Und das geschieht überreichlich in diesem Stück, denn Chin folgt dem Buch recht vollständig – Alice ist dabei nicht nur Betrachterin der Wunderwelten, sondern auch vielfach involviert, und sie lernt die Figuren kennen, um dabei etwas über sich selbst herauszufinden. Am stärksten wirkt in Stöpplers Deutung noch die Unterstreichung von Kunst und Kreativität, die alles darf und lustvoll zwischen Spiel und Ernst changiert – was auch ein Hauptmerkmal der Musik von Chin ist. Ihre kompositorischen Kniffe, Zitate, Formwelten und Klangsinnlichkeiten hier zu behandeln, würde einen eigenen Text erfordern. Stephan Zilias (GMD an der Staatsoper Hannover) hielt die Fäden in der Premiere am Pult des dank einer riesenhaften Schlagzeugbatterie aus dem Graben platzenden ORF Radio-Symphonieorchesters mit großer Spannung und zielgerichteter Entladung zusammen.

Für die hoch anspruchsvollen Rollen, die zumeist mehrere Figuren in einer Person umfassen und daher große Spielpräsenz erfordern, hat sich hier ein durchweg hervorragendes Sängerensemble gefunden, das Chins vokale Klangideen (beinahe möchte man sagen Stimmkapriolen) optimal umsetzt. Allen voran brilliert die junge Sopranistin Álfheiður Erla Guðmundsdóttir mit Ausdauer und auch am Ende noch starker stimmlicher Präsenz als Alice, aber man staunt auch über die deutliche Ausgestaltung etwa der Rollen der Herzogin (Helena Rasker), der Koloratur-Grinsekatze (Juliana Zara) oder der Herz-Königin (Mandy Fredrich), wenn man nach einigen Sekunden ihrer Tableaus mitbekommt, dass die Schwierigkeit dieser Passagen doch jenseits der üblichen Norm auch in zeitgenössischer Musik ist. Das erfordert Herzblut und viele Proben und das hier erzielte Ergebnis ist atemberaubend. Das betrifft auch die männlichen Rollen mit Andrew Watts’ nuancenreichem Counter (Weißes Kaninchen), dem flexiblen Tenor von Marcel Beekman (Maus) oder dem raumgreifenden Bariton von Ben McAteer (Hutmacher). Der Arnold Schönberg Chor glänzt im organisierten Chaos des Krocketspiels ebenso wie als fleißige Minion-Truppe im Maus-Garten und der Kinderchor Gumpoldskirchener Spatzen sorgt für einen cozy moment im Lied mit der Falschen Suppenschildkröte (Henry Neill).

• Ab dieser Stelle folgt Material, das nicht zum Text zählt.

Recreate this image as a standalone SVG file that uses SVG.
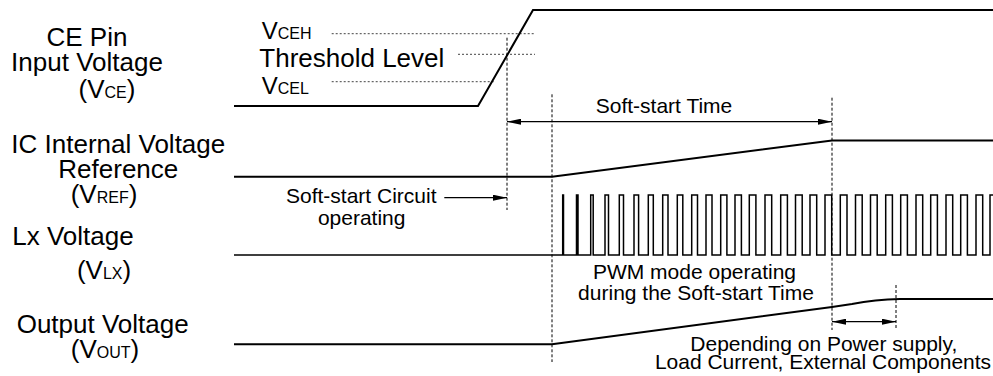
<svg xmlns="http://www.w3.org/2000/svg" width="993" height="376" viewBox="0 0 993 376">
<style>
text{font-family:"Liberation Sans",Arial,sans-serif;fill:#000}
.lbl{font-size:26px;text-anchor:middle}
.sub{font-size:16px}
.mid{font-size:21px}
.wave{fill:none;stroke:#000;stroke-width:2;stroke-linejoin:miter}
.pwm{fill:none;stroke:#000;stroke-width:1.5}
.dot{stroke:#444;stroke-width:1;stroke-dasharray:2 2;fill:none}
.vdash{stroke:#000;stroke-width:1;stroke-dasharray:3 2;fill:none}
.arr{stroke:#000;stroke-width:1.2;fill:none}
</style>
<defs>
<marker id="ah" viewBox="0 0 14 6" refX="14" refY="3" markerWidth="14" markerHeight="6" markerUnits="userSpaceOnUse" orient="auto-start-reverse">
<path d="M0,0 L14,3 L0,6 z" fill="#000"/>
</marker>
</defs>
<rect width="993" height="376" fill="#fff"/>

<g id="labels">
<text class="lbl" x="87" y="45.7">CE Pin</text>
<text class="lbl" x="87" y="70.7">Input Voltage</text>
<text class="lbl" x="107" y="97.5">(V<tspan class="sub">CE</tspan>)</text>
<text class="lbl" x="118.3" y="152.7">IC Internal Voltage</text>
<text class="lbl" x="118.3" y="178.3">Reference</text>
<text class="lbl" x="104" y="203.3">(V<tspan class="sub">REF</tspan>)</text>
<text class="lbl" x="73" y="245">Lx Voltage</text>
<text class="lbl" x="104" y="279.3">(V<tspan class="sub">LX</tspan>)</text>
<text class="lbl" x="102.7" y="332.7">Output Voltage</text>
<text class="lbl" x="105" y="358.3">(V<tspan class="sub">OUT</tspan>)</text>
</g>

<g id="ce-levels">
<text x="261.7" y="39.3" style="font-size:24px">V<tspan class="sub">CEH</tspan></text>
<text x="259.3" y="66.7" style="font-size:26px">Threshold Level</text>
<text x="261.7" y="94.3" style="font-size:24px">V<tspan class="sub">CEL</tspan></text>
<line class="dot" x1="331.7" y1="33.7" x2="535" y2="33.7"/>
<line class="dot" x1="458" y1="54.3" x2="535" y2="54.3"/>
<line class="dot" x1="331.7" y1="81.7" x2="495" y2="81.7"/>
</g>

<g id="vce">
<polyline class="wave" points="234,106 478,106 533,10 993,10"/>
</g>
<g id="vref">
<polyline class="wave" points="234,176.7 552,176.7 832,140.5 993,140.5"/>
</g>
<g id="vlx">
<path class="pwm" d="M234,255 H562.7 V195 H563.5 V255 H576.5 V195 H578 V255 H590.7 V195 H593.2 V255 H605 V195 H608.5 V255 H619.3 V195 H623.5 V255 H634 V195 H638.6 V255 H648.3 V195 H653.3 V255 H662.7 V195 H668 V255 H677.3 V195 H682.8 V255 H691.7 V195 H697.5 V255 H706 V195 H712 V255 H720.7 V195 H726.9 V255 H735 V195 H741.4 V255 H749.3 V195 H755.9 V255 H765 V195 H771.7 V255 H780.7 V195 H787.4 V255 H795.5 V195 H802.2 V255 H810 V195 H816.7 V255 H825 V195 H831.7 V255 H840.3 V195 H847 V255 H855.5 V195 H862.2 V255 H870.5 V195 H877.2 V255 H885.7 V195 H892.4 V255 H900.7 V195 H907.4 V255 H916 V195 H922.7 V255 H930.7 V195 H937.4 V255 H946 V195 H952.7 V255 H960.7 V195 H967.4 V255 H976 V195 H982.7 V255 H990 V195 H994"/>
</g>
<g id="vout">
<path class="wave" d="M234,344.3 H552 L832,307 L852,304 Q875,299.5 900,299 H993"/>
</g>

<g id="connectors">
<line class="vdash" x1="507" y1="37.7" x2="507" y2="210"/>
<line class="vdash" x1="552" y1="94.3" x2="552" y2="362"/>
<line class="vdash" x1="832" y1="97.7" x2="832" y2="330"/>
<line class="vdash" x1="896" y1="285" x2="896" y2="330"/>
<line class="arr" x1="507" y1="121.7" x2="832" y2="121.7" marker-start="url(#ah)" marker-end="url(#ah)"/>
<line class="arr" x1="444.3" y1="197.7" x2="507" y2="197.7" marker-end="url(#ah)"/>
<line class="arr" x1="832" y1="321.7" x2="896" y2="321.7" marker-start="url(#ah)" marker-end="url(#ah)"/>
</g>

<g id="annotations">
<text class="mid" x="664" y="113.3" text-anchor="middle">Soft-start Time</text>
<text class="mid" x="286" y="203.3">Soft-start Circuit</text>
<text class="mid" x="361.7" y="225" text-anchor="middle">operating</text>
<text class="mid" x="694.5" y="279.3" text-anchor="middle">PWM mode operating</text>
<text class="mid" x="696" y="300" text-anchor="middle">during the Soft-start Time</text>
<text class="mid" x="823.8" y="351" text-anchor="middle">Depending on Power supply,</text>
<text class="mid" x="823" y="369.3" text-anchor="middle">Load Current, External Components</text>
</g>
</svg>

Das Resümee ist eine Frage: Warum wurde dieses Meisterwerk nicht längst schon von anderen Häusern gespielt? Natürlich muss man einmal tief Luft holen, bevor man die Herausforderungen von Chins Partitur angeht, das betrifft alle Beteiligten, die sich in dieser Produktion am Theater an der Wien hervorragend für das Werk einsetzen. Doch es ist tatsächlich eine Oper, die alle Sinne anspricht und die Bühne wieder als fantastischen Raum für Kreativität, für Abgründiges ebenso wie für Phantastisches begreift und als solches zeigt sich „Alice in Wonderland“ als empfänglich für künftige Inszenierungen und Deutungen. Die faszinierende Reise des Mädchens, das zeigte auch das offene Finale der Oper, darf also weitergehen.